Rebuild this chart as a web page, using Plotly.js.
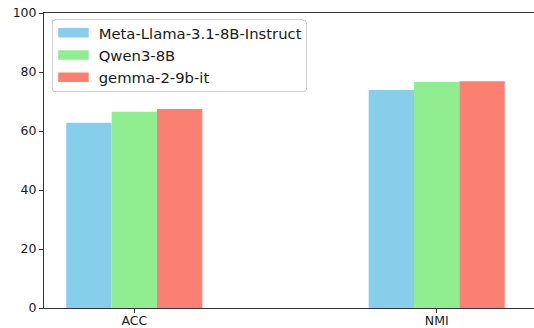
<!DOCTYPE html>
<html>
<head>
<meta charset="utf-8">
<script src="https://cdn.plot.ly/plotly-3.0.1.min.js"></script>
<style>html,body{margin:0;padding:0;background:#fff}#chart{width:534px;height:328px}</style>
</head>
<body>
<div id="chart"></div>
<script>
const categories = ["ACC", "NMI"];
const seriesNames = ["Meta-Llama-3.1-8B-Instruct", "Qwen3-8B", "gemma-2-9b-it"];
const llamaValues = [62.8, 73.9];
const qwenValues = [66.5, 76.6];
const gemmaValues = [67.5, 76.9];
const seriesColors = ["#87CEEB", "#90EE90", "#FA8072"];
const yTicks = [0, 20, 40, 60, 80, 100];

const allValues = [llamaValues, qwenValues, gemmaValues];
const traces = allValues.map((vals, i) => ({
  type: "bar",
  name: seriesNames[i],
  x: [0, 1],
  y: vals,
  marker: {color: seriesColors[i], line: {width: 0}},
  hoverinfo: "skip"
}));
// invisible carrier trace for the category-label axis
traces.push({
  type: "scatter", mode: "markers", x: [0, 1], y: [0, 0],
  xaxis: "x2", yaxis: "y", showlegend: false,
  marker: {opacity: 0}, hoverinfo: "skip"
});

const axisColor = "#333333";
const textColor = "#1a1a1a";
const xRange = [-0.2986, -0.2986 + 490 / 302.4];
const layout = {
  width: 534,
  height: 328,
  margin: {l: 44, r: 0, t: 13, b: 20, pad: 0},
  paper_bgcolor: "#fff",
  plot_bgcolor: "#fff",
  font: {family: "DejaVu Sans, sans-serif", size: 12.5, color: textColor},
  barmode: "group",
  bargap: 0.55,
  bargroupgap: 0,
  showlegend: true,
  legend: {
    x: 0.0157, y: 0.978, xanchor: "left", yanchor: "top",
    bgcolor: "rgba(255,255,255,0.8)",
    bordercolor: "#d0d0d0", borderwidth: 1,
    font: {family: "DejaVu Sans, sans-serif", size: 14.8, color: textColor},
    itemwidth: 35,
    tracegroupgap: 0
  },
  xaxis: {
    range: xRange, tickmode: "array", tickvals: [0, 1], ticktext: ["", ""],
    ticks: "outside", ticklen: 4, tickwidth: 1, tickcolor: axisColor,
    showline: true, linecolor: axisColor, linewidth: 1, mirror: true,
    showgrid: false, zeroline: false, fixedrange: true
  },
  xaxis2: {
    range: xRange, overlaying: "x", anchor: "y", side: "bottom",
    tickmode: "array", tickvals: [0, 1], ticktext: categories,
    ticks: "", showline: false, showgrid: false, zeroline: false,
    ticklabelstandoff: 3, fixedrange: true
  },
  yaxis: {
    range: [0, 100], tickmode: "array", tickvals: yTicks, ticktext: yTicks.map(String),
    ticks: "outside", ticklen: 4, tickwidth: 1, tickcolor: axisColor,
    showline: true, linecolor: axisColor, linewidth: 1, mirror: false,
    showgrid: false, zeroline: false, ticklabelstandoff: 0, fixedrange: true
  }
};

Plotly.newPlot("chart", traces, layout, {displayModeBar: false, staticPlot: true}).then(gd => {
  // matplotlib-style wide legend patches
  gd.querySelectorAll(".legend .legendpoints path").forEach(p => {
    p.setAttribute("d", "M13.5,4.75H-17V-4.75H13.5Z");
  });
  gd.querySelectorAll(".legend .traces").forEach(g => {
    const t = g.getAttribute("transform") || "";
    g.setAttribute("transform", t + " translate(0,-3.8)");
  });
  gd.querySelectorAll(".legend .legendtext").forEach(t => {
    const x = parseFloat(t.getAttribute("x") || "0");
    t.setAttribute("x", x + 1);
  });
  const bg = gd.querySelector(".legend .bg");
  if (bg) { bg.setAttribute("height", 71.5); bg.setAttribute("rx", 3); bg.setAttribute("ry", 3); }
});
</script>
</body>
</html>
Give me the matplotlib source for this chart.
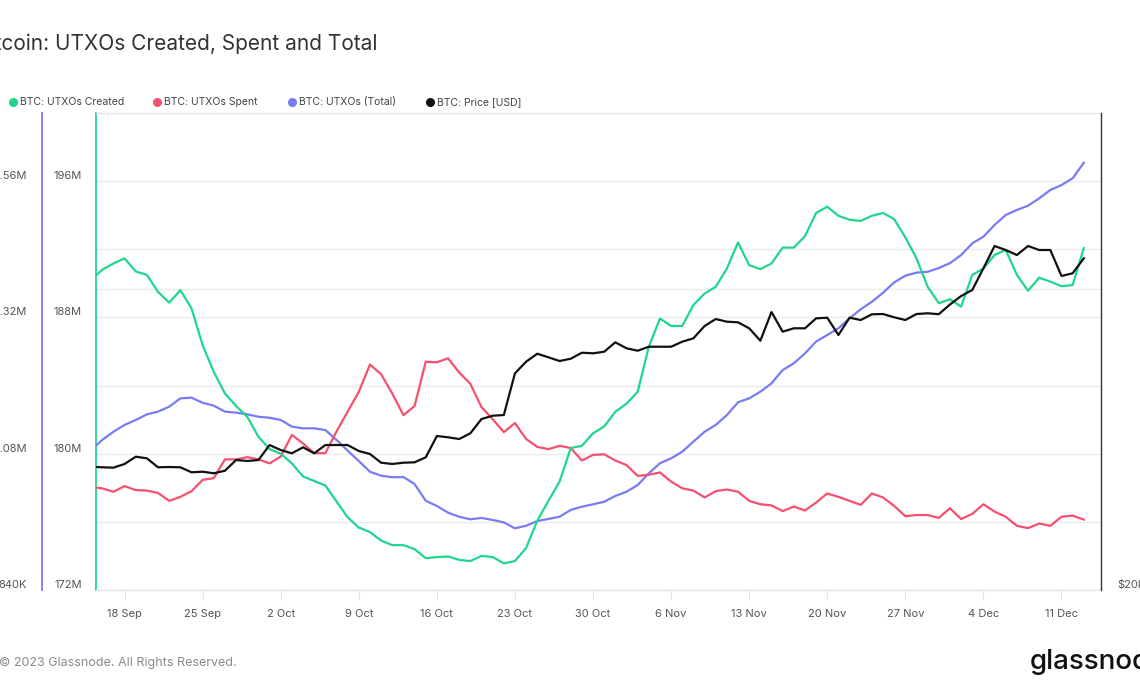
import numpy as np
import pandas as pd
import matplotlib
matplotlib.use("Agg")
import matplotlib.pyplot as plt
from matplotlib.lines import Line2D
from matplotlib.ticker import FixedLocator, FuncFormatter, NullLocator

plt.rcParams['font.family'] = ['Inter', 'DejaVu Sans']

# ---------------- data ----------------
dates = pd.date_range('2023-09-15', periods=90, freq='D')

created_k = [1386, 1404, 1415, 1424, 1401, 1395, 1365, 1346, 1368, 1336,
             1271, 1224, 1186, 1164, 1145, 1110, 1088, 1080, 1063, 1040,
             1032, 1024, 996, 968, 950, 942, 927, 919, 919, 912,
             896, 898, 899, 893, 891, 900, 898, 887, 891, 914,
             962, 997, 1031, 1090, 1094, 1116, 1128, 1154, 1168, 1189,
             1268, 1318, 1305, 1305, 1342, 1362, 1374, 1406, 1452, 1412,
             1405, 1415, 1443, 1443, 1463, 1504, 1515, 1499, 1492, 1490,
             1499, 1504, 1493, 1461, 1424, 1374, 1345, 1352, 1339, 1395,
             1406, 1430, 1439, 1395, 1367, 1390, 1383, 1375, 1377, 1442]

spent_k = [1021, 1019, 1013, 1023, 1016, 1015, 1011, 997, 1004, 1014,
           1034, 1037, 1070, 1070, 1074, 1070, 1063, 1075, 1113, 1098,
           1081, 1081, 1119, 1154, 1189, 1237, 1220, 1186, 1148, 1164,
           1242, 1241, 1248, 1223, 1203, 1162, 1141, 1118, 1134, 1106,
           1092, 1088, 1094, 1090, 1068, 1078, 1079, 1068, 1060, 1041,
           1043, 1047, 1031, 1019, 1015, 1003, 1014, 1017, 1013, 997,
           991, 989, 979, 987, 980, 994, 1010, 1004, 997, 990,
           1010, 1003, 988, 970, 972, 972, 967, 984, 965, 974,
           991, 978, 969, 953, 949, 957, 953, 969, 971, 964]

total_m = [180.22, 180.81, 181.29, 181.69, 181.98, 182.31, 182.47, 182.76, 183.25, 183.29,
           182.99, 182.82, 182.47, 182.41, 182.31, 182.17, 182.11, 181.98, 181.59, 181.49,
           181.49, 181.39, 180.81, 180.18, 179.57, 178.94, 178.71, 178.62, 178.63, 178.22,
           177.24, 176.93, 176.54, 176.30, 176.15, 176.23, 176.11, 175.97, 175.62, 175.77,
           176.05, 176.17, 176.30, 176.70, 176.89, 177.03, 177.18, 177.52, 177.77, 178.16,
           178.85, 179.44, 179.73, 180.12, 180.71, 181.29, 181.69, 182.27, 183.02, 183.25,
           183.64, 184.13, 184.91, 185.31, 185.89, 186.58, 186.97, 187.36, 187.95, 188.48,
           188.92, 189.45, 190.06, 190.45, 190.63, 190.68, 190.90, 191.19, 191.66, 192.35,
           192.74, 193.43, 194.01, 194.31, 194.56, 194.99, 195.48, 195.77, 196.17, 197.08]

price_usd = [26568, 26532, 26508, 26734, 27186, 27086, 26532, 26550, 26532, 26228,
             26264, 26168, 26324, 26980, 26920, 26980, 27928, 27608, 27400, 27782,
             27400, 27928, 27928, 27928, 27546, 27356, 26814, 26734, 26814, 26838,
             27148, 28514, 28430, 28318, 28692, 29652, 29878, 29926, 32944, 33836,
             34464, 34180, 33890, 34070, 34544, 34496, 34624, 35382, 34898, 34704,
             35024, 35024, 35024, 35432, 35710, 36736, 37332, 37102, 37050, 36542,
             35514, 37940, 36258, 36542, 36542, 37392, 37444, 35984, 37444, 37246,
             37740, 37764, 37480, 37246, 37764, 37828, 37748, 38600, 39364, 39912,
             41958, 44170, 43762, 43262, 44170, 43762, 43762, 41222, 41478, 42934]

series_names = ['BTC: UTXOs Created', 'BTC: UTXOs Spent', 'BTC: UTXOs (Total)', 'BTC: Price [USD]']

total_ticks = [172, 176, 180, 184, 188, 192, 196]
total_labels = ['172M', '', '180M', '', '188M', '', '196M']
cs_ticks = [840, 1080, 1320, 1560]
cs_labels = ['840K', '1.08M', '1.32M', '1.56M']
price_ticks = [20000, 40000]
price_labels = ['$20k', '']
week_ticks = pd.date_range('2023-09-18', '2023-12-11', freq='7D')
week_labels = [f"{d.day} {d.strftime('%b')}" for d in week_ticks]

# ---------------- style ----------------
GREEN = '#1fd68d'
RED = '#f5506e'
BLUE = '#797bf4'
BLACK = '#111111'
GRID = '#ebebeb'
TXT = '#555555'

W, H = 1140, 694
L, R, T, B = 96, 1101, 113, 590
fig = plt.figure(figsize=(W / 100, H / 100), dpi=100)
fig.patch.set_facecolor('white')

ax = fig.add_axes([L / W, 1 - B / H, (R - L) / W, (B - T) / H])
ax.set_xlim(pd.Timestamp('2023-09-15 10:30'), pd.Timestamp('2023-12-14 13:00'))
ax.set_ylim(172, 200)
ax.plot(dates, total_m, color=BLUE, lw=1.6, zorder=3, solid_joinstyle='round')
ax.yaxis.set_major_locator(FixedLocator(total_ticks))
ax.yaxis.set_major_formatter(FuncFormatter(lambda v, p: total_labels[total_ticks.index(int(round(v)))]))
ax.grid(axis='y', color=GRID, lw=1)
ax.set_axisbelow(True)
ax.tick_params(axis='y', length=0, pad=10, labelsize=8, labelcolor=TXT)
ax.set_xticks(week_ticks)
ax.set_xticklabels(week_labels)
ax.tick_params(axis='x', length=7, width=0.8, color='#e2e2e2', pad=7, labelsize=8, labelcolor=TXT)
for s in ['top', 'bottom']:
    ax.spines[s].set_color('#e4e4e4')
    ax.spines[s].set_linewidth(1)
ax.spines['right'].set_visible(False)
ax.spines['left'].set_color(GREEN)
ax.spines['left'].set_linewidth(1.3)

# gridline for the $40k level of the log price axis
p_lo, p_hi = 20000, 60000
frac40 = np.log(40000 / p_lo) / np.log(p_hi / p_lo)
ax.plot([0, 1], [frac40, frac40], transform=ax.transAxes, color=GRID, lw=1, zorder=0.5)

# created / spent axis
ax_cs = ax.twinx()
ax_cs.set_ylim(840, 1680)
ax_cs.plot(dates, spent_k, color=RED, lw=1.6, zorder=3, solid_joinstyle='round')
ax_cs.plot(dates, created_k, color=GREEN, lw=1.6, zorder=3, solid_joinstyle='round')
ax_cs.yaxis.tick_left()
ax_cs.yaxis.set_major_locator(FixedLocator(cs_ticks))
ax_cs.yaxis.set_major_formatter(FuncFormatter(lambda v, p: cs_labels[cs_ticks.index(int(round(v)))]))
ax_cs.tick_params(axis='y', length=0, pad=11, labelsize=8, labelcolor=TXT)
for s in ['right', 'top', 'bottom']:
    ax_cs.spines[s].set_visible(False)
ax_cs.spines['left'].set_visible(True)
ax_cs.spines['left'].set_position(('axes', -54 / (R - L)))
ax_cs.spines['left'].set_color(BLUE)
ax_cs.spines['left'].set_linewidth(1.3)

# price axis
ax_px = ax.twinx()
ax_px.set_yscale('log')
ax_px.set_ylim(p_lo, p_hi)
ax_px.plot(dates, price_usd, color=BLACK, lw=1.6, zorder=4, solid_joinstyle='round')
ax_px.yaxis.set_major_locator(FixedLocator(price_ticks))
ax_px.yaxis.set_minor_locator(NullLocator())
ax_px.yaxis.set_major_formatter(FuncFormatter(lambda v, p: price_labels[price_ticks.index(int(round(v)))]))
ax_px.tick_params(axis='y', which='both', length=0, pad=12, labelsize=8, labelcolor=TXT)
for s in ['left', 'top', 'bottom']:
    ax_px.spines[s].set_visible(False)
ax_px.spines['right'].set_color('#333333')
ax_px.spines['right'].set_linewidth(1)

for a in (ax, ax_cs, ax_px):
    for lbl in a.get_yticklabels():
        lbl.set_verticalalignment('bottom')

# ---------------- texts ----------------
fig.text(378 / W, 1 - 44 / H, 'Bitcoin: UTXOs Created, Spent and Total', ha='right', va='center',
         fontsize=15, color='#333333')

leg_colors = [GREEN, RED, BLUE, BLACK]
leg_x = [13, 157, 292, 430]
for name, c, x in zip(series_names, leg_colors, leg_x):
    fig.add_artist(Line2D([x / W], [1 - 102 / H], marker='o', ms=5.5, color=c, linestyle='none',
                          transform=fig.transFigure))
    fig.text((x + 7) / W, 1 - 102 / H, name, ha='left', va='center', fontsize=7.5, color='#444444')

fig.text(237 / W, 1 - 663 / H, '© 2023 Glassnode. All Rights Reserved.', ha='right', va='center',
         fontsize=9, color='#8a8a8a')
fig.text(1030 / W, 1 - 662 / H, 'glassnode', ha='left', va='center', fontsize=20, color='#111111',
         fontweight='medium')

fig.savefig('out.png', dpi=100)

[BRIEF] Everything from the first line of the entries through the line that contains "const yTicks = [0, 20, 40, 60, 80, 100];" is to be reproduced exactly, except the pictures.

[WRITTEN ANSWER]
Rebuild this chart as a web page, using Plotly.js.
<!DOCTYPE html>
<html>
<head>
<meta charset="utf-8">
<script src="https://cdn.plot.ly/plotly-3.0.1.min.js"></script>
<style>html,body{margin:0;padding:0;background:#fff}#chart{width:534px;height:328px}</style>
</head>
<body>
<div id="chart"></div>
<script>
const categories = ["ACC", "NMI"];
const seriesNames = ["Meta-Llama-3.1-8B-Instruct", "Qwen3-8B", "gemma-2-9b-it"];
const llamaValues = [62.8, 73.9];
const qwenValues = [66.5, 76.6];
const gemmaValues = [67.5, 76.9];
const seriesColors = ["#87CEEB", "#90EE90", "#FA8072"];
const yTicks = [0, 20, 40, 60, 80, 100];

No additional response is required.